Russia and Lithuania could initiate the process of demilitarization in the Baltic Region, Lithuanian ex-president Rolandas Paksas said after a meeting with the Russian president in Moscow.
The Lithuanian official said he met Vladimir Putin in Moscow on Wednesday, and the Russian leader gave a positive response to his initiative. Kremlin spokesman Dmitry Peskov confirmed that the meeting had taken place, but gave no details.
“Lithuania and [Russia’s Baltic exclave of] Kaliningrad could establish new, better relations, to launch disarmament and make stability reign in the land,” Paksas told reporters after returning from Moscow to Lithuania’s capital Vilnius.

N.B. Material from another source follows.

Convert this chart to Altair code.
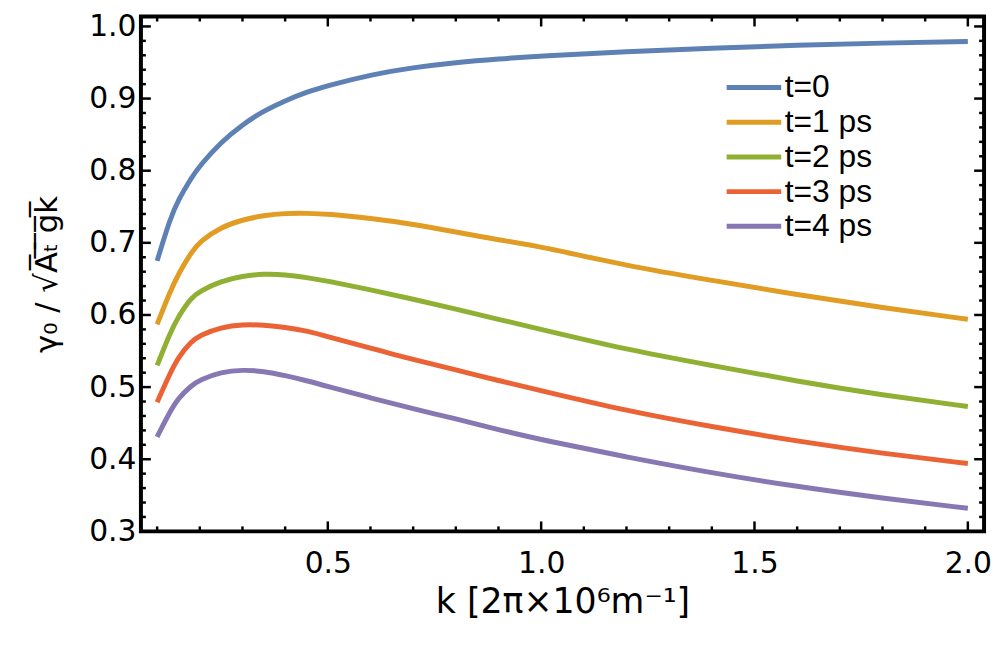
import altair as alt
import pandas as pd

# ---- data ----
k = [0.1, 0.13, 0.15, 0.18, 0.2, 0.25, 0.3, 0.35, 0.4, 0.45, 0.5,
     0.6, 0.7, 0.8, 0.9, 1.0, 1.2, 1.4, 1.6, 1.8, 2.0]
g_t0 = [0.675, 0.733, 0.760, 0.790, 0.807, 0.840, 0.864, 0.883, 0.897, 0.909, 0.918,
        0.933, 0.943, 0.950, 0.955, 0.959, 0.965, 0.970, 0.974, 0.977, 0.979]
g_t1 = [0.587, 0.632, 0.657, 0.687, 0.702, 0.722, 0.732, 0.738, 0.741, 0.741, 0.740,
        0.734, 0.726, 0.715, 0.704, 0.695, 0.668, 0.648, 0.628, 0.610, 0.594]
g_t2 = [0.530, 0.575, 0.598, 0.624, 0.633, 0.647, 0.654, 0.657, 0.656, 0.652, 0.647,
        0.635, 0.622, 0.608, 0.594, 0.580, 0.552, 0.530, 0.508, 0.489, 0.473]
g_t3 = [0.479, 0.519, 0.542, 0.563, 0.572, 0.583, 0.587, 0.586, 0.583, 0.578, 0.570,
        0.554, 0.538, 0.524, 0.509, 0.495, 0.467, 0.445, 0.425, 0.408, 0.394]
g_t4 = [0.431, 0.466, 0.485, 0.502, 0.510, 0.521, 0.524, 0.522, 0.516, 0.509, 0.501,
        0.485, 0.470, 0.456, 0.441, 0.427, 0.403, 0.381, 0.362, 0.346, 0.332]

series_labels = ["t=0", "t=1 ps", "t=2 ps", "t=3 ps", "t=4 ps"]
series_values = [g_t0, g_t1, g_t2, g_t3, g_t4]
colors = ["#5E81B5", "#E19C24", "#8FB032", "#EB6235", "#8778B3"]

x_major = [0.5, 1.0, 1.5, 2.0]
x_minor = [0.1, 0.2, 0.3, 0.4, 0.6, 0.7, 0.8, 0.9, 1.1, 1.2, 1.3, 1.4,
           1.6, 1.7, 1.8, 1.9]
y_major = [0.3, 0.4, 0.5, 0.6, 0.7, 0.8, 0.9, 1.0]
y_minor = [0.32, 0.34, 0.36, 0.38, 0.42, 0.44, 0.46, 0.48, 0.52, 0.54, 0.56, 0.58,
           0.62, 0.64, 0.66, 0.68, 0.72, 0.74, 0.76, 0.78, 0.82, 0.84, 0.86, 0.88,
           0.92, 0.94, 0.96, 0.98]

X_DOM = [0.062, 2.038]
Y_DOM = [0.3, 1.0137]

FONT = "Liberation Sans"
WIDE = "DejaVu Sans"

rows = []
for lab, vals in zip(series_labels, series_values):
    for kk, v in zip(k, vals):
        rows.append({"k": kk, "g": v, "t": lab})
df = pd.DataFrame(rows)

xs = alt.Scale(domain=X_DOM, nice=False, zero=False)
ys = alt.Scale(domain=Y_DOM, nice=False, zero=False)

lines = alt.Chart(df).mark_line(strokeWidth=5, interpolate="basis").encode(
    x=alt.X("k:Q", scale=xs,
            axis=alt.Axis(values=x_major, format=".1f", title="k [2π×10⁶m⁻¹]",
                          ticks=False, domain=False, grid=False,
                          labelPadding=17, titlePadding=7,
                          labelFontSize=30, titleFontSize=35,
                          labelFont=WIDE, titleFont=WIDE, titleFontWeight="normal",
                          labelColor="black", titleColor="black")),
    y=alt.Y("g:Q", scale=ys,
            axis=alt.Axis(values=y_major, format=".1f", title="γ₀ / √A̅ₜ̅ ̅g̅k̅",
                          ticks=False, domain=False, grid=False,
                          labelPadding=5, titlePadding=25,
                          labelFontSize=30, titleFontSize=31,
                          labelFont=WIDE, titleFont=WIDE, titleFontWeight="normal",
                          labelColor="black", titleColor="black")),
    color=alt.Color("t:N", scale=alt.Scale(domain=series_labels, range=colors),
                    legend=alt.Legend(orient="none", legendX=588, legendY=54, title=None,
                                      symbolType="stroke", symbolSize=3025,
                                      symbolStrokeWidth=5, labelFontSize=32,
                                      labelFont=FONT, labelColor="black",
                                      labelOffset=1, rowPadding=0, clipHeight=35,
                                      padding=0)),
)


def xticks(vals, size, at, sign):
    return alt.Chart(pd.DataFrame({"v": vals})).mark_tick(
        orient="vertical", size=size, thickness=2.5, color="black", opacity=1,
        yOffset=sign * size / 2).encode(
        x=alt.X("v:Q", scale=xs),
        y=alt.YDatum(at, scale=ys))


def yticks(vals, size, at, sign):
    return alt.Chart(pd.DataFrame({"v": vals})).mark_tick(
        orient="horizontal", size=size, thickness=2.5, color="black", opacity=1,
        xOffset=sign * size / 2).encode(
        y=alt.Y("v:Q", scale=ys),
        x=alt.XDatum(at, scale=xs))


tick_layers = [
    xticks(x_major, 10, Y_DOM[0], -1), xticks(x_minor, 5, Y_DOM[0], -1),
    xticks(x_major, 10, Y_DOM[1], 1), xticks(x_minor, 5, Y_DOM[1], 1),
    yticks(y_major, 10, X_DOM[0], 1), yticks(y_minor, 5, X_DOM[0], 1),
    yticks(y_major, 10, X_DOM[1], -1), yticks(y_minor, 5, X_DOM[1], -1),
]

chart = alt.layer(lines, *tick_layers).properties(
    width=850, height=519,
    padding={"left": 134, "top": 6, "right": 8, "bottom": 120},
    autosize=alt.AutoSizeParams(type="none"),
    background="white",
).configure_view(stroke="black", strokeWidth=4)

chart.save("out.html", embed_options={"renderer": "svg", "actions": False})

According to Lithuania’s ex-leader, the Baltic demilitarization process could become “a pilot project that would demonstrate that states can cooperate successfully [on the issue of disarmament] and do it in a way which is totally different from everything that happened before.”
Paksas offered to take charge of the project.
“I’m ready to meet with heads of regional countries and win their support, ready to head to the United States to convince President Donald Trump, to persuade him that the two superpowers [US and Russia] can come to an agreement,” he said.
The Lithuanian ex-president said that his other goal was to convince Europe that isolating Russia would be non-constructive, and persuade European countries to engage in dialogue with Moscow.
“We can and we need to communicate with Russia. This would be sensible and wise,” he said.
Paksas has already explained his demilitarization initiative in an interview with Lithuania’s Vakaro zinios, saying that the demilitarized zone should include former Soviet republics of Lithuania, Latvia, Estonia and Russia’s Kaliningrad Region.